For instance, recalling your past mistakes might serve the purpose of pushing you to compliance by making you feel inadequate. When you realize this is the game, you don't have to take the critique at face value and defend yourself; you only need to figure out which way they want you to comply. When you know it, you can decide what to do.

2. Detach from the emotion that it provokes. This is the hardest part for me. Naturally, put-downs, labels and attacks provoke anger and defensiveness, but this is when understanding is appropriate. If it comes from personality or priority difference, I bet you can find a way to tolerate it.

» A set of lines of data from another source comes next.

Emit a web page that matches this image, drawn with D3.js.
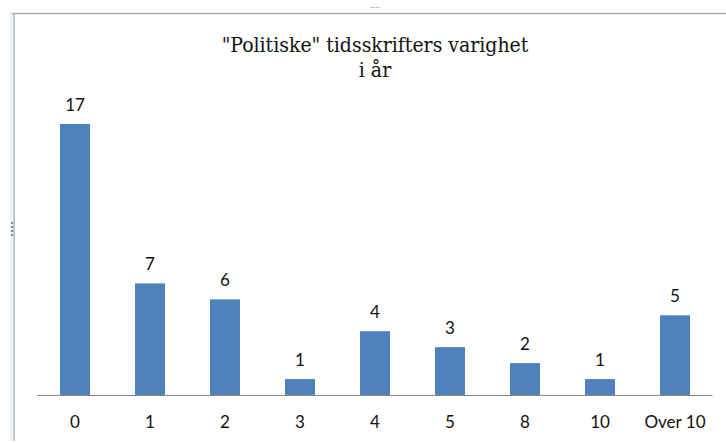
<!DOCTYPE html>
<html>
<head>
<meta charset="utf-8">
<script src="https://cdn.jsdelivr.net/npm/d3@7"></script>
<style>
  body { margin: 0; background: #fff; }
  svg { display: block; }
</style>
</head>
<body>
<svg id="chart"></svg>
<script>
var w = 726, h = 443;

var categories = ["0", "1", "2", "3", "4", "5", "8", "10", "Over 10"];
var counts = [17, 7, 6, 1, 4, 3, 2, 1, 5];
var titleLines = ["\"Politiske\" tidsskrifters varighet", "i år"];

var svg = d3.select("#chart").attr("width", w).attr("height", h);

// frame of the embedded chart object
svg.append("line").attr("x1", 10).attr("y1", 13.5).attr("x2", w).attr("y2", 13.5)
   .attr("stroke", "#a9b4bd").attr("stroke-width", 1.5);
svg.append("line").attr("x1", 14).attr("y1", 13).attr("x2", 14).attr("y2", 441)
   .attr("stroke", "#a9b4bd").attr("stroke-width", 1.5);
svg.append("line").attr("x1", 11.5).attr("y1", 13).attr("x2", 11.5).attr("y2", 441)
   .attr("stroke", "#e3f1f4").attr("stroke-width", 2);
svg.append("text").attr("x", 375).attr("y", 8).attr("text-anchor", "middle")
   .attr("font-family", "DejaVu Sans").attr("font-size", 8).attr("fill", "#666").text("....");
for (var i = 0; i < 4; i++) {
  svg.append("rect").attr("x", 11).attr("y", 222 + i * 4).attr("width", 2).attr("height", 2).attr("fill", "#7a8a96");
}

var x = d3.scaleBand().domain(categories).range([37.5, 712.5]).paddingInner(0.6).paddingOuter(0.3);
var y = d3.scaleLinear().domain([0, 17]).range([395, 124]);

// title, serif like the original
svg.selectAll("text.title").data(titleLines).enter().append("text")
   .attr("class", "title")
   .attr("x", 375)
   .attr("y", function(d, i) { return 52 + i * 25; })
   .attr("text-anchor", "middle")
   .style("font-family", "'DejaVu Serif Condensed', 'DejaVu Serif', serif")
   .style("font-stretch", "condensed")
   .style("font-size", "21px")
   .attr("fill", "#111")
   .text(function(d) { return d; });

svg.selectAll("rect.bar").data(counts).enter().append("rect")
   .attr("class", "bar")
   .attr("x", function(d, i) { return x(categories[i]); })
   .attr("y", function(d) { return y(d); })
   .attr("width", x.bandwidth())
   .attr("height", function(d) { return y(0) - y(d); })
   .attr("fill", "#4f81bd");

svg.selectAll("text.val").data(counts).enter().append("text")
   .attr("class", "val")
   .attr("x", function(d, i) { return x(categories[i]) + x.bandwidth() / 2; })
   .attr("y", function(d) { return y(d) - 13; })
   .attr("text-anchor", "middle")
   .attr("font-family", "Lato, sans-serif")
   .attr("font-size", 17)
   .attr("fill", "#111")
   .text(function(d) { return d; });

var axis = svg.append("g").attr("transform", "translate(0,395)")
   .call(d3.axisBottom(x).tickSize(0).tickPadding(21));
axis.select(".domain").attr("stroke", "#868686").attr("stroke-width", 1).attr("d", "M37.5,0.5H712.5");
axis.selectAll("text")
   .attr("font-family", "Lato, sans-serif")
   .attr("font-size", 17)
   .attr("fill", "#111");
</script>
</body>
</html>
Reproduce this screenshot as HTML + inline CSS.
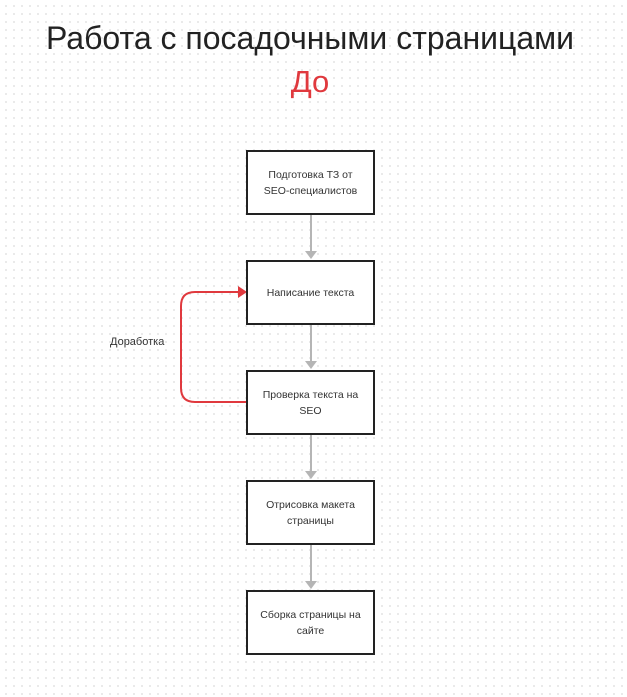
<!DOCTYPE html>
<html><head><meta charset="utf-8"><style>
body{margin:0;width:627px;height:697px;overflow:hidden;background:#fff;
background-image:radial-gradient(circle,#dcdcdc 0.7px,transparent 1px);background-size:8px 8px;background-position:2px 2px;
font-family:"Liberation Sans",sans-serif;position:relative}
.t{position:absolute;left:0;width:620px;text-align:center;color:#222}
.b{position:absolute;left:246px;width:125px;height:61px;border:2px solid #222;background:#fff;display:flex;align-items:center;justify-content:center;text-align:center;font-size:10.5px;line-height:16px;color:#333}
</style></head><body>
<div class="t" style="top:20px;font-size:32px;">Работа с посадочными страницами</div>
<div class="t" style="top:64px;font-size:31px;color:#e0393e;">До</div>
<svg width="627" height="697" style="position:absolute;left:0;top:0">
<g stroke="#b5b5b5" stroke-width="2" fill="#b5b5b5">
<line x1="311" y1="215" x2="311" y2="252"/><polygon points="305,251 317,251 311,259" stroke="none"/>
<line x1="311" y1="325" x2="311" y2="362"/><polygon points="305,361 317,361 311,369" stroke="none"/>
<line x1="311" y1="435" x2="311" y2="472"/><polygon points="305,471 317,471 311,479" stroke="none"/>
<line x1="311" y1="545" x2="311" y2="582"/><polygon points="305,581 317,581 311,589" stroke="none"/>
</g>
<path d="M247,402 H195 Q181,402 181,388 V306 Q181,292 195,292 H240" stroke="#e0393e" stroke-width="2" fill="none"/>
<polygon points="238,286 247,292 238,298" fill="#e0393e"/>
</svg>
<div class="b" style="top:150px">Подготовка ТЗ от<br>SEO-специалистов</div>
<div class="b" style="top:260px">Написание текста</div>
<div class="b" style="top:370px">Проверка текста на<br>SEO</div>
<div class="b" style="top:480px">Отрисовка макета<br>страницы</div>
<div class="b" style="top:590px">Сборка страницы на<br>сайте</div>
<div style="position:absolute;left:110px;top:336px;font-size:11px;color:#333">Доработка</div>
</body></html>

If it comes with a manipulative edge, you might be rightfully angry, but that's so much different from feeling ashamed when you're called and believe you're a "loser," "weak" or whatever it was. When you realize this imposed feeling is suppose to motivate you to do something you don't want to, you can simply dismiss the feeling.

3. Be sure of what your standpoint is regarding the question. Do you prefer open and outgoing people or do you like the withdrawn personalities better? Do you value a more secure but dull workplace above an independent challenging one? Do you believe in an authoritative leadership or a democratic one? Do you want to go to the movie that night or spend some time quietly with a book? Rest reassured you have the right to decide what you do, and to judge your own behavior. You're the only one to say whether you like something or not.

4. Stand up for your needs. When you figure out what you really want independently of others' requests, pressures or expectations, stand up for your needs and wants in a calm, assertive way using "I" messages. You might apply the "Broken Record" method, which is repeating the same wish over and over again without raising your voice.

It is best if you can begin by acknowledging the other's feelings. For example, "I understand that you would like me to make more money, but I find my present workplace very rewarding." Or, "I understand that this is your traditional family recipe, but my stomach cannot handle spicy food." Or, "I see you are bored and want to go out, but I really don't feel like going to the party tonight. What do you think about a movie with just the two of us?"

Processing all four steps in the heat of the moment is not an easy assignment. When someone challenges you during the holidays and you feel the bodily signs of getting into flight-or-fight mode, take some deep breaths and imagine one of your respected friends in front of you. How would you say your opinion to her? From that perspective, say it that way!